INFORMATION SHOWN:
..............................

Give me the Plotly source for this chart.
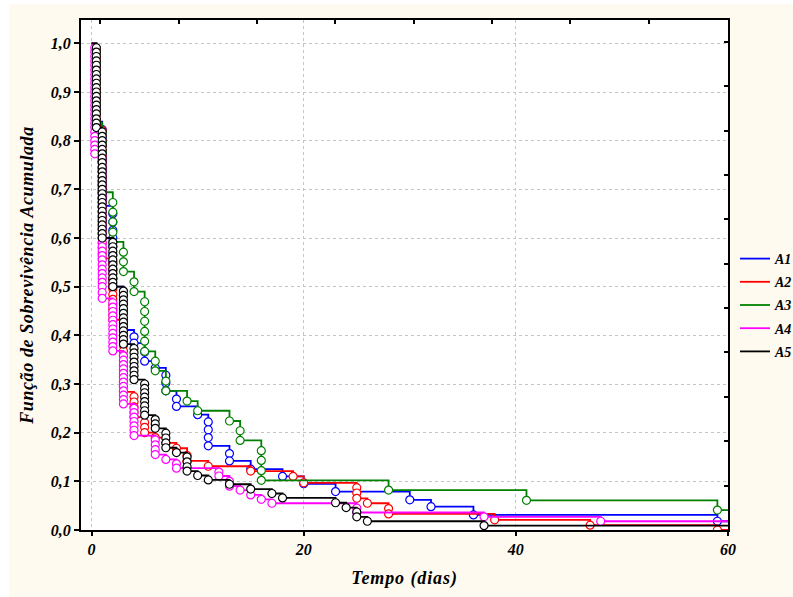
import plotly.graph_objects as go

# ---------------- data ----------------
x_ticks = [0, 20, 40, 60]
y_ticks = [0.0, 0.1, 0.2, 0.3, 0.4, 0.5, 0.6, 0.7, 0.8, 0.9, 1.0]
series_names = ["A1", "A2", "A3", "A4", "A5"]
series_colors = ["#0000FF", "#FF0000", "#008000", "#FF00FF", "#000000"]
t_end = 60

# A1 (blue): event times and survival after each event
a1_t = [0.45] * 10 + [1.0] * 11 + [2.0] * 10 + [3.0] * 5 + [4.0] * 2 + [5.0] * 2 + [6.0] + [7.0] * 3 + \
       [8.0] * 2 + [10.0] + [11.0] * 4 + [13.0] * 2 + [15.0, 18.0, 20.0, 23.0, 30.0, 32.0, 36.0, 59.0]
a1_s = [0.984, 0.968, 0.952, 0.935, 0.919, 0.903, 0.887, 0.871, 0.855, 0.839,
        0.823, 0.806, 0.790, 0.774, 0.758, 0.742, 0.726, 0.710, 0.694, 0.680, 0.666,
        0.650, 0.633, 0.616, 0.600, 0.583, 0.566, 0.550, 0.533, 0.516, 0.500,
        0.483, 0.466, 0.449, 0.432, 0.411,
        0.397, 0.384,
        0.366, 0.347,
        0.333,
        0.318, 0.302, 0.286,
        0.269, 0.254,
        0.237,
        0.222, 0.206, 0.190, 0.173,
        0.157, 0.142,
        0.125, 0.110, 0.095, 0.079, 0.062, 0.048, 0.031, 0.018]

# A2 (red)
a2_t = [0.45] * 16 + [1.0] * 26 + [2.0] * 12 + [3.0] * 14 + [4.0] * 5 + [5.0] * 3 + [6.0, 7.0, 8.0] + \
       [9.0] * 2 + [11.0, 15.0, 19.0, 20.0] + [25.0] * 3 + [26.0] + [28.0] * 2 + [38.0, 47.0, 59.0]
a2_s = [0.989, 0.979, 0.968, 0.958, 0.947, 0.937, 0.926, 0.916, 0.905, 0.895, 0.884, 0.874, 0.863, 0.853, 0.842, 0.832,
        0.821, 0.811, 0.800, 0.790, 0.779, 0.768, 0.758, 0.747, 0.737, 0.726, 0.716, 0.705, 0.695,
        0.684, 0.674, 0.663, 0.653, 0.642, 0.632, 0.621, 0.611, 0.600, 0.589, 0.579, 0.568, 0.558,
        0.547, 0.537, 0.526, 0.516, 0.505, 0.495, 0.484, 0.474, 0.463, 0.453, 0.442, 0.432,
        0.421, 0.411, 0.400, 0.389, 0.379, 0.368, 0.358, 0.347, 0.337, 0.326, 0.316, 0.305, 0.295, 0.284,
        0.274, 0.263, 0.253, 0.242, 0.232,
        0.221, 0.211, 0.200,
        0.190, 0.179, 0.168,
        0.153, 0.142,
        0.131, 0.121, 0.110, 0.097,
        0.087, 0.076, 0.065,
        0.055,
        0.044, 0.033,
        0.021, 0.010, 0.0]

# A3 (green)
a3_t = [0.45] * 8 + [1.0] * 7 + [2.0] * 5 + [3.0] * 3 + [4.0] * 2 + [5.0] * 6 + [6.0] * 2 + [7.0] * 2 + \
       [9.0, 10.0, 13.0] + [14.0] * 2 + [16.0] * 4 + [28.0, 41.0, 59.0]
a3_s = [0.980, 0.959, 0.939, 0.918, 0.898, 0.878, 0.857, 0.837,
        0.816, 0.796, 0.776, 0.755, 0.735, 0.714, 0.694,
        0.673, 0.653, 0.633, 0.612, 0.592,
        0.571, 0.551, 0.531,
        0.510, 0.490,
        0.469, 0.449, 0.429, 0.408, 0.388, 0.367,
        0.347, 0.327,
        0.306, 0.286,
        0.265, 0.245, 0.224,
        0.204, 0.184,
        0.163, 0.143, 0.122, 0.102,
        0.082, 0.061, 0.041]

# A4 (magenta)
a4_t = [0.3] * 25 + [1.0] * 32 + [2.0] * 12 + [3.0] * 12 + [4.0] * 7 + [6.0] * 4 + [7.0] + [8.0] * 2 + \
       [12.0] * 2 + [13.0] * 2 + [14.0, 15.0, 16.0, 17.0] + [25.0] * 2 + [37.0, 48.0]
a4_s = [0.991, 0.982, 0.973, 0.964, 0.955, 0.945, 0.936, 0.927, 0.918, 0.909, 0.900, 0.891, 0.882,
        0.873, 0.864, 0.855, 0.845, 0.836, 0.827, 0.818, 0.809, 0.800, 0.791, 0.782, 0.773,
        0.764, 0.755, 0.745, 0.736, 0.727, 0.718, 0.709, 0.700, 0.691, 0.682, 0.673, 0.664, 0.655,
        0.645, 0.636, 0.627, 0.618, 0.609, 0.600, 0.591, 0.582, 0.573, 0.564, 0.555, 0.545, 0.536,
        0.527, 0.518, 0.509, 0.500, 0.488, 0.476,
        0.467, 0.458, 0.449, 0.440, 0.431, 0.422, 0.413, 0.404, 0.395, 0.386, 0.377, 0.368,
        0.358, 0.349, 0.340, 0.331, 0.322, 0.313, 0.304, 0.295, 0.286, 0.277, 0.268, 0.259,
        0.250, 0.241, 0.232, 0.223, 0.214, 0.205, 0.194,
        0.185, 0.175, 0.165, 0.155,
        0.145,
        0.136, 0.127,
        0.119, 0.111,
        0.100, 0.090,
        0.082, 0.072, 0.063, 0.055,
        0.045, 0.036,
        0.027, 0.018]

# A5 (black)
a5_t = [0.45] * 19 + [1.0] * 25 + [2.0] * 11 + [3.0] * 13 + [4.0] * 8 + [5.0] * 8 + [6.0] * 3 + [7.0] * 4 + \
       [8.0] + [9.0] * 4 + [10.0, 11.0, 13.0, 15.0, 17.0, 18.0, 23.0, 24.0] + [25.0] * 2 + [26.0, 37.0]
a5_s = [0.991, 0.982, 0.973, 0.964, 0.955, 0.945, 0.936, 0.927, 0.918, 0.909, 0.900, 0.891, 0.882,
        0.873, 0.864, 0.855, 0.845, 0.836, 0.827,
        0.818, 0.809, 0.800, 0.791, 0.782, 0.773, 0.764, 0.755, 0.745, 0.736, 0.727, 0.718, 0.709,
        0.700, 0.691, 0.682, 0.673, 0.664, 0.655, 0.645, 0.636, 0.627, 0.618, 0.609, 0.600,
        0.591, 0.582, 0.573, 0.564, 0.555, 0.545, 0.536, 0.527, 0.518, 0.509, 0.500,
        0.491, 0.482, 0.473, 0.464, 0.455, 0.445, 0.436, 0.427, 0.418, 0.409, 0.400, 0.391, 0.382,
        0.373, 0.364, 0.355, 0.345, 0.336, 0.327, 0.318, 0.309,
        0.300, 0.291, 0.282, 0.273, 0.264, 0.255, 0.245, 0.236,
        0.227, 0.218, 0.209,
        0.199, 0.189, 0.179, 0.169,
        0.159,
        0.150, 0.140, 0.130, 0.121,
        0.112, 0.103, 0.094, 0.084, 0.075, 0.066, 0.056, 0.046,
        0.037, 0.027,
        0.018, 0.009]

all_t = [a1_t, a2_t, a3_t, a4_t, a5_t]
all_s = [a1_s, a2_s, a3_s, a4_s, a5_s]

x_title = "Tempo (dias)"
y_title = "Função de Sobrevivência Acumulada"

# ---------------- figure ----------------
FONT = "Liberation Serif, Times New Roman, serif"
W, H = 793, 597
ML, MR, MT, MB = 81, 65, 20, 67
PW, PH = W - ML - MR, H - MT - MB


def px_to_paper_x(px):
    return (px - ML) / PW


def py_to_paper_y(py):
    return (H - MB - py) / PH


fig = go.Figure()

for name, color, ts, ss in zip(series_names, series_colors, all_t, all_s):
    fig.add_trace(go.Scatter(
        x=[0] + ts + [t_end], y=[1.0] + ss + [ss[-1]],
        mode="lines", line=dict(color=color, width=1.8, shape="hv"),
        name=name, legendgroup=name, showlegend=True, hoverinfo="skip"))
    fig.add_trace(go.Scatter(
        x=ts, y=ss, mode="markers",
        marker=dict(symbol="circle", size=8, color="white",
                    line=dict(color=color, width=1.2)),
        name=name, legendgroup=name, showlegend=False, hoverinfo="skip"))

# empty trace to register the decorative top/right axes
fig.add_trace(go.Scatter(x=[], y=[], xaxis="x2", yaxis="y2", showlegend=False, hoverinfo="skip"))

tickfont = dict(family=FONT, size=16, color="black", weight="bold", style="italic")
titlefont = dict(family=FONT, size=18, color="black", weight="bold", style="italic")

y_range = [0, 1.048]
x_range = [-1, 60]

fig.update_layout(
    width=W, height=H,
    margin=dict(l=ML, r=MR, t=MT, b=MB, autoexpand=False),
    paper_bgcolor="#FFFAF0",
    plot_bgcolor="white",
    separators=", ",
    showlegend=True,
    legend=dict(
        x=px_to_paper_x(735), xanchor="left",
        y=py_to_paper_y(243), yanchor="top",
        font=dict(family=FONT, size=14, color="black", weight="bold", style="italic"),
        bgcolor="rgba(0,0,0,0)", borderwidth=0, itemwidth=30, tracegroupgap=2,
    ),
    xaxis=dict(
        range=x_range, tickvals=x_ticks, ticktext=[str(v) for v in x_ticks],
        ticks="outside", ticklen=4, tickwidth=1.5, tickcolor="black",
        showline=True, linewidth=2, linecolor="black",
        showgrid=True, gridcolor="#C4C4C4", griddash="dot", gridwidth=1,
        zeroline=False, tickfont=tickfont,
        title=dict(text='<span style="letter-spacing:0.9px">' + x_title + '</span>',
                   font=titlefont, standoff=14),
    ),
    yaxis=dict(
        range=y_range, tickvals=y_ticks, tickformat=".1f",
        ticks="outside", ticklen=5, tickwidth=1.5, tickcolor="black",
        showline=True, linewidth=2, linecolor="black",
        showgrid=True, gridcolor="#C4C4C4", griddash="dot", gridwidth=1,
        zeroline=False, tickfont=tickfont,
        title=dict(text='<span style="letter-spacing:0.6px">' + y_title + '</span>',
                   font=titlefont, standoff=12),
    ),
    xaxis2=dict(
        overlaying="x", side="top", range=x_range,
        tick0=0.82, dtick=7.387, ticks="inside", ticklen=4, tickwidth=1.5, tickcolor="black",
        showticklabels=False, showline=True, linewidth=2, linecolor="black",
        showgrid=False, zeroline=False,
    ),
    yaxis2=dict(
        overlaying="y", side="right", range=y_range,
        tick0=0, dtick=0.0912, ticks="inside", ticklen=4, tickwidth=1.5, tickcolor="black",
        showticklabels=False, showline=True, linewidth=2, linecolor="black",
        showgrid=False, zeroline=False,
    ),
    shapes=[
        dict(type="rect", xref="paper", yref="paper", layer="below",
             x0=px_to_paper_x(0), x1=px_to_paper_x(9), y0=py_to_paper_y(H), y1=py_to_paper_y(0),
             fillcolor="white", line=dict(width=0)),
        dict(type="rect", xref="paper", yref="paper", layer="below",
             x0=px_to_paper_x(0), x1=px_to_paper_x(W), y0=py_to_paper_y(4), y1=py_to_paper_y(0),
             fillcolor="white", line=dict(width=0)),
    ],
)

fig.write_html("out.html")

..............................

WORK TO DO: Give again, word for word, every line from the top of the data through the line with "import plotly.graph_objects as go", both ends included, and exclude the pictures.

EXERCISE RESPONSE:
Give me the Plotly source for this chart.
import plotly.graph_objects as go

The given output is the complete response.